__Your goal__.
Would you retype, exactly and without the pictures, the lines between the line holding "Clone this chart" and the line holding "XAxis, YAxis, CartesianGrid", inclusive, and nothing else?

--- Raw data ---

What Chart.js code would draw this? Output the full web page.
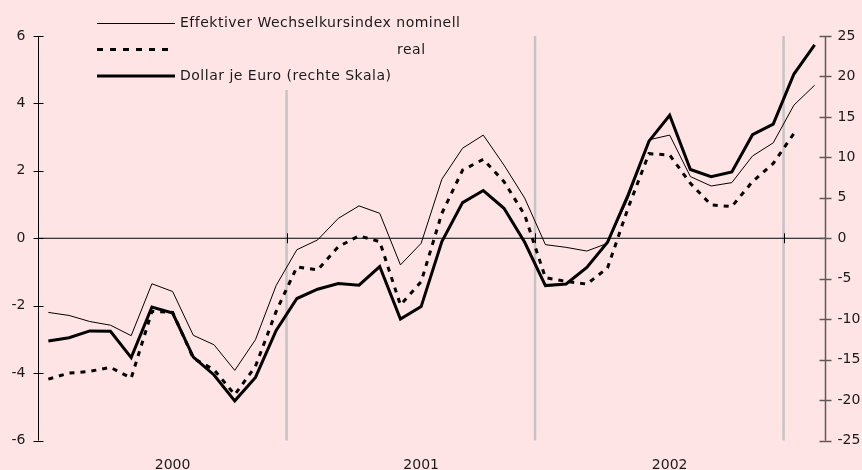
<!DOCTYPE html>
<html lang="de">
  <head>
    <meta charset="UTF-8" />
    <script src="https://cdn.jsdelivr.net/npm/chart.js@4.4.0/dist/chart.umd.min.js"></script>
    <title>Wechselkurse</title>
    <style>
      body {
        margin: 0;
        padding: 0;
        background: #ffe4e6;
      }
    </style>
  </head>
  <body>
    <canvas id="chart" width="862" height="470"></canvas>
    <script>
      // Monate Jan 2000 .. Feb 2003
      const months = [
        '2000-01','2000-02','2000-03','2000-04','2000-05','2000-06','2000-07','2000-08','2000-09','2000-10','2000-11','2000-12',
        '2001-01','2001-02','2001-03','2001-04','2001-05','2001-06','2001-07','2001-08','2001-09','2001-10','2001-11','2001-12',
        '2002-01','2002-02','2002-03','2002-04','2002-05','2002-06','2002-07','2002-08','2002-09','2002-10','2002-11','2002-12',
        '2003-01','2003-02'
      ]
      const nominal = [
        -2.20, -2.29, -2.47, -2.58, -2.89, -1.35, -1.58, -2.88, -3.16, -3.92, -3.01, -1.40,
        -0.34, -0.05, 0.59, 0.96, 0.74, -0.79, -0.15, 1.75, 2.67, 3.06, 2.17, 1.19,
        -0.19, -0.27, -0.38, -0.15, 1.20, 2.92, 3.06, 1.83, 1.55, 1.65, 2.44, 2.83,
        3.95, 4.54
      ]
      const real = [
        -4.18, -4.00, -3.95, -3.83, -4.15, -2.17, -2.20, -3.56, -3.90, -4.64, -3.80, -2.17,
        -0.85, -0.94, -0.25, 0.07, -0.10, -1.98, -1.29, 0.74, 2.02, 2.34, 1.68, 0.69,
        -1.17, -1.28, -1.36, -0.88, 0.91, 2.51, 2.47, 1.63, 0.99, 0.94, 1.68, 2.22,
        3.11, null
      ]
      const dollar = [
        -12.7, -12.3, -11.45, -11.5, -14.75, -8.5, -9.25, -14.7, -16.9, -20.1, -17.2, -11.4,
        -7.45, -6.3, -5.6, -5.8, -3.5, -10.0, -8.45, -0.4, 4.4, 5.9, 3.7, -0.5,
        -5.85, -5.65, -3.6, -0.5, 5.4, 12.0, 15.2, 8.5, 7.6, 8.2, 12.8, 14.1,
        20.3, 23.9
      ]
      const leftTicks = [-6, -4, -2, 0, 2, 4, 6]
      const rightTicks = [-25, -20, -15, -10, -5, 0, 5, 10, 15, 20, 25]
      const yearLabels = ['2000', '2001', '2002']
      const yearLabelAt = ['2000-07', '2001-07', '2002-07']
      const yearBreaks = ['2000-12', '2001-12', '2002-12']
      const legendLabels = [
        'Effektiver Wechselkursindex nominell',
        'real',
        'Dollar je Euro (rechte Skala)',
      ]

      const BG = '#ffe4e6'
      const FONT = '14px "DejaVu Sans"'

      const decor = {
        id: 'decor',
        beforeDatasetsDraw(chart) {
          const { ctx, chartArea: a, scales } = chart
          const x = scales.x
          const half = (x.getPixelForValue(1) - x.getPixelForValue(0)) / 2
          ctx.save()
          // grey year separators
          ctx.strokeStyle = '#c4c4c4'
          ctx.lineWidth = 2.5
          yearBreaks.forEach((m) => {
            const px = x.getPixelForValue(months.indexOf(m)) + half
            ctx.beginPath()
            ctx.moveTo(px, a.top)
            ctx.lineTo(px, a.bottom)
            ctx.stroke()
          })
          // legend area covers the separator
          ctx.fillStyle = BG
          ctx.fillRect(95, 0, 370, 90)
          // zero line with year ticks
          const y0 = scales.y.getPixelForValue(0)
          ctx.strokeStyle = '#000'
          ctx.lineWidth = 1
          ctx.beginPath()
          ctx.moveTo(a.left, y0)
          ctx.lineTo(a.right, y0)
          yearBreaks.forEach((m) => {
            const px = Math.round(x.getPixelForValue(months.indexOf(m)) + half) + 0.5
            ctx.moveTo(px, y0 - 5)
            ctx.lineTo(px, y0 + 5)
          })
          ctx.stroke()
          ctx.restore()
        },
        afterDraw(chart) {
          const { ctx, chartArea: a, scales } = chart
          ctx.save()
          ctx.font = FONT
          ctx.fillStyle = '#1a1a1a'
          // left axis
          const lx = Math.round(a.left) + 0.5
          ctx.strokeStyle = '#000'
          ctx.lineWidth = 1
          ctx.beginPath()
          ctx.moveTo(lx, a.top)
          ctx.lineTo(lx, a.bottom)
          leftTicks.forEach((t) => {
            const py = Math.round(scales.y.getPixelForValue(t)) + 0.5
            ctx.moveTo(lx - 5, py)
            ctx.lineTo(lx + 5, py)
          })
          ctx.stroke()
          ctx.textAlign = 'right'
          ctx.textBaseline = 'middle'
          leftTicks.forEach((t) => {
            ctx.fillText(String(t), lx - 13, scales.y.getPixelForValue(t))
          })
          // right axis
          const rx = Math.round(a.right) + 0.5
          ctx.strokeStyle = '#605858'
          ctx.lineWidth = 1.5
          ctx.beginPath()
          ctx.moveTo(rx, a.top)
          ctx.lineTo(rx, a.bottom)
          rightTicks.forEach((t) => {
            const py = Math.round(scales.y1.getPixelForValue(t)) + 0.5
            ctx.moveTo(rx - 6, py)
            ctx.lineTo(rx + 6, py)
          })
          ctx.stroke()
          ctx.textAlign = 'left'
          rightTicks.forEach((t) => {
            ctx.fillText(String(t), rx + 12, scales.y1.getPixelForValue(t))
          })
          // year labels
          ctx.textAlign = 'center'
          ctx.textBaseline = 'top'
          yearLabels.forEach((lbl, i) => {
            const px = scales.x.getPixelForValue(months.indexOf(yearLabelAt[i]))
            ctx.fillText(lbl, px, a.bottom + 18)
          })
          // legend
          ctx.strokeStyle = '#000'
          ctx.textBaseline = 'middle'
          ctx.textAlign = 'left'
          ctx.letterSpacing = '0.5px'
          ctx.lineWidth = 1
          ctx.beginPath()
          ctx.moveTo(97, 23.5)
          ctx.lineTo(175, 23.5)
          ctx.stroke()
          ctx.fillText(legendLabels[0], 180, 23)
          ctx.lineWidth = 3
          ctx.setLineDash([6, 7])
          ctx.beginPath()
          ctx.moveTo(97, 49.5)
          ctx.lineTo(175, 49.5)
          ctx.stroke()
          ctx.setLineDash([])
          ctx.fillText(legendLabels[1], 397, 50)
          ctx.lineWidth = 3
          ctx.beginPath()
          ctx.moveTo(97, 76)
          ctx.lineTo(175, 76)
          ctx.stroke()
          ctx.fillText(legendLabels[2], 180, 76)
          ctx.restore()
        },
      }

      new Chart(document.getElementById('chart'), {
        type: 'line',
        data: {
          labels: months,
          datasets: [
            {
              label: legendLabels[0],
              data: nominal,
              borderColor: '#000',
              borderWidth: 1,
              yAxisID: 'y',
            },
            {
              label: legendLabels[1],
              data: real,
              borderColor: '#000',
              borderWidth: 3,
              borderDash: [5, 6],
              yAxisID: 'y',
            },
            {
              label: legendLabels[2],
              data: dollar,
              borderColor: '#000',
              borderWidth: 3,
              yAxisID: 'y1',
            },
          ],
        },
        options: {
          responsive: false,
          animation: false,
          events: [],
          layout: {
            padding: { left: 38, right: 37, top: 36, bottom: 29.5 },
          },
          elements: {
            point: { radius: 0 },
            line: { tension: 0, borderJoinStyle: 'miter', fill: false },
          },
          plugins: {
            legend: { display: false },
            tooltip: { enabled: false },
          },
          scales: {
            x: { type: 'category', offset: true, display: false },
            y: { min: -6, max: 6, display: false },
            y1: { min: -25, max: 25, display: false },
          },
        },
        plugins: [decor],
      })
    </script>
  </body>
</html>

---
--- Raw data ---

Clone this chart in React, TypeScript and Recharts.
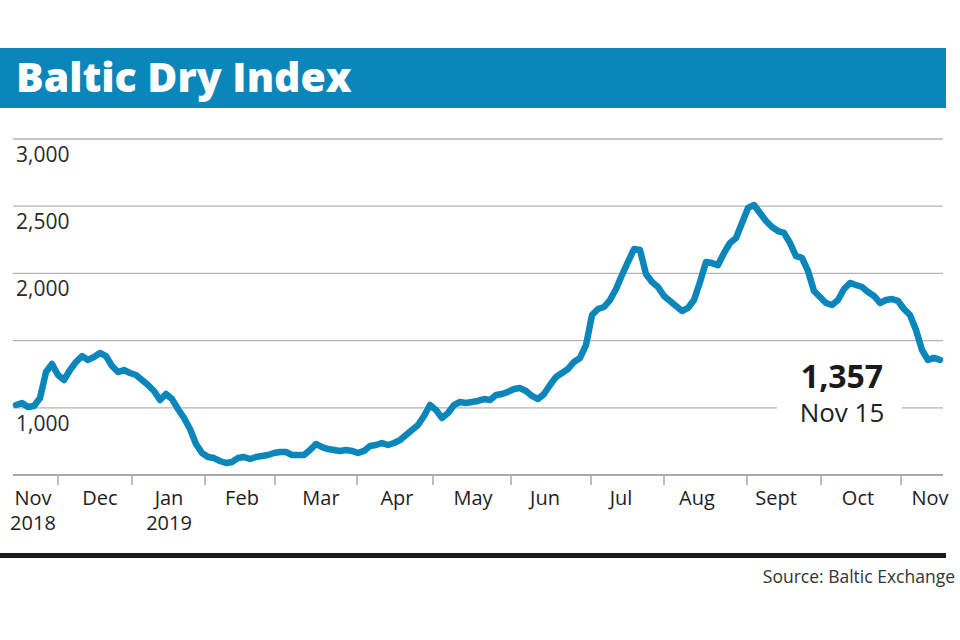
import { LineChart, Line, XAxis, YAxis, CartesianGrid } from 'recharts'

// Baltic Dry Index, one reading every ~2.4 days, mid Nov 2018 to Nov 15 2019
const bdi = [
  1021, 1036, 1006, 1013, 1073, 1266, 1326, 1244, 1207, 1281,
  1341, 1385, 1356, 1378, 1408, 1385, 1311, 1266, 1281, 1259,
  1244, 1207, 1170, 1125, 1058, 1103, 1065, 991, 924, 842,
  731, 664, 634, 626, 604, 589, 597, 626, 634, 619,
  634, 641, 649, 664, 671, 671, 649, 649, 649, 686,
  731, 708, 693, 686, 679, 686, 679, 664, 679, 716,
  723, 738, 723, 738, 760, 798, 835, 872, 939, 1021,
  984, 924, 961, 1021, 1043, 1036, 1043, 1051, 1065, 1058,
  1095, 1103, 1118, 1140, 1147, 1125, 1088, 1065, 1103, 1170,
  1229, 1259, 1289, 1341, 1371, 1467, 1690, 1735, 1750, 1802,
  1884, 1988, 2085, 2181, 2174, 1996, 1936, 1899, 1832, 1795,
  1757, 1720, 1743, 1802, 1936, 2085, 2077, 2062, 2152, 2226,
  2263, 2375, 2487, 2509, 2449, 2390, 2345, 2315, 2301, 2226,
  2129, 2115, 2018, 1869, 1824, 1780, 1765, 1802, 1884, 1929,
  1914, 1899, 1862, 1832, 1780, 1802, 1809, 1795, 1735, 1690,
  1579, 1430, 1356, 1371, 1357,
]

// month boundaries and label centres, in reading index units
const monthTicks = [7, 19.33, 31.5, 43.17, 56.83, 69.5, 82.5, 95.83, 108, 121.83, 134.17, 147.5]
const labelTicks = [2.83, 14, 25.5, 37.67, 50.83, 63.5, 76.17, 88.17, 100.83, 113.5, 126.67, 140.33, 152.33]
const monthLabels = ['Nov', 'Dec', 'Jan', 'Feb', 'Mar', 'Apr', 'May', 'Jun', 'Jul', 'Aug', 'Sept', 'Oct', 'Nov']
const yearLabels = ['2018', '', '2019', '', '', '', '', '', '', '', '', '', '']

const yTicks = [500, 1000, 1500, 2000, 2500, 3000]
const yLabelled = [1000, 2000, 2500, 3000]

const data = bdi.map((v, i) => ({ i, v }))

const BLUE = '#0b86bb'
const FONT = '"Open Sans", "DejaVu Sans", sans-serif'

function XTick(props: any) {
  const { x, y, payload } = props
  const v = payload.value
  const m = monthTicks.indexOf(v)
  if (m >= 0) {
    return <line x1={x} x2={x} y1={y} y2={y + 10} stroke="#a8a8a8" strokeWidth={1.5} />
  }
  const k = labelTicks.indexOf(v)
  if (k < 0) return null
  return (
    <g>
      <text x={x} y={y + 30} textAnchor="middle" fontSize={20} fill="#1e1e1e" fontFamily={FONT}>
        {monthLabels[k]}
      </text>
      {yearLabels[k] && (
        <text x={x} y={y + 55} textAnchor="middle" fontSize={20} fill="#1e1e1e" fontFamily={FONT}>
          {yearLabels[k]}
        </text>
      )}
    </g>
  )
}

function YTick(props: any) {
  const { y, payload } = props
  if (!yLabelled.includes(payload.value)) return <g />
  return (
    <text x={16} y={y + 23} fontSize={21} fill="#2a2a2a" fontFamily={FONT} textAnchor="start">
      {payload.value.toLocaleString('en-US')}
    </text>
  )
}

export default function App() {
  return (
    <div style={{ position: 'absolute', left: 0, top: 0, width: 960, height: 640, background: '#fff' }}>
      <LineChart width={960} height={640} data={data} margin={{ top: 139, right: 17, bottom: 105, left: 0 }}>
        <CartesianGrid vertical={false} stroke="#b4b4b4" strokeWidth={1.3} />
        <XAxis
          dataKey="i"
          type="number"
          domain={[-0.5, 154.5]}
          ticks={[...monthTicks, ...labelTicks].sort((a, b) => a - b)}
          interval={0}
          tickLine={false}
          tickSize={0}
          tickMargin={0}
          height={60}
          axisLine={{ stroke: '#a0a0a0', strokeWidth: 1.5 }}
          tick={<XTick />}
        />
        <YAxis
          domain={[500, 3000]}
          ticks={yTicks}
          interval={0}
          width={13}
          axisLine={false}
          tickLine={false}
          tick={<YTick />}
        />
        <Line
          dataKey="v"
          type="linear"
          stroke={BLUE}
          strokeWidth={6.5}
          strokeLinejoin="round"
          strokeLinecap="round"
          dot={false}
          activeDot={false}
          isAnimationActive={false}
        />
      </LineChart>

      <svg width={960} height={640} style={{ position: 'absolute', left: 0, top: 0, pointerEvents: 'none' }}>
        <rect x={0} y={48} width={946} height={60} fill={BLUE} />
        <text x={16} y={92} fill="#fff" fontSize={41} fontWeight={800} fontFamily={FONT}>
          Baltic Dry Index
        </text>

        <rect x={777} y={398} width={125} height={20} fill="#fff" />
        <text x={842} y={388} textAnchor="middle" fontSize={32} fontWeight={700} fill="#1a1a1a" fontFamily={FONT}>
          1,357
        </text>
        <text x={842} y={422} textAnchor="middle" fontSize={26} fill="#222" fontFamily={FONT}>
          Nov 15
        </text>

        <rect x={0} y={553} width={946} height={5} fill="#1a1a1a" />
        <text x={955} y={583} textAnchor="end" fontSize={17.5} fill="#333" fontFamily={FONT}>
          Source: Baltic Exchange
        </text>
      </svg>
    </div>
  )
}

---

__Task answer__.
Clone this chart in React, TypeScript and Recharts.
import { LineChart, Line, XAxis, YAxis, CartesianGrid } from 'recharts'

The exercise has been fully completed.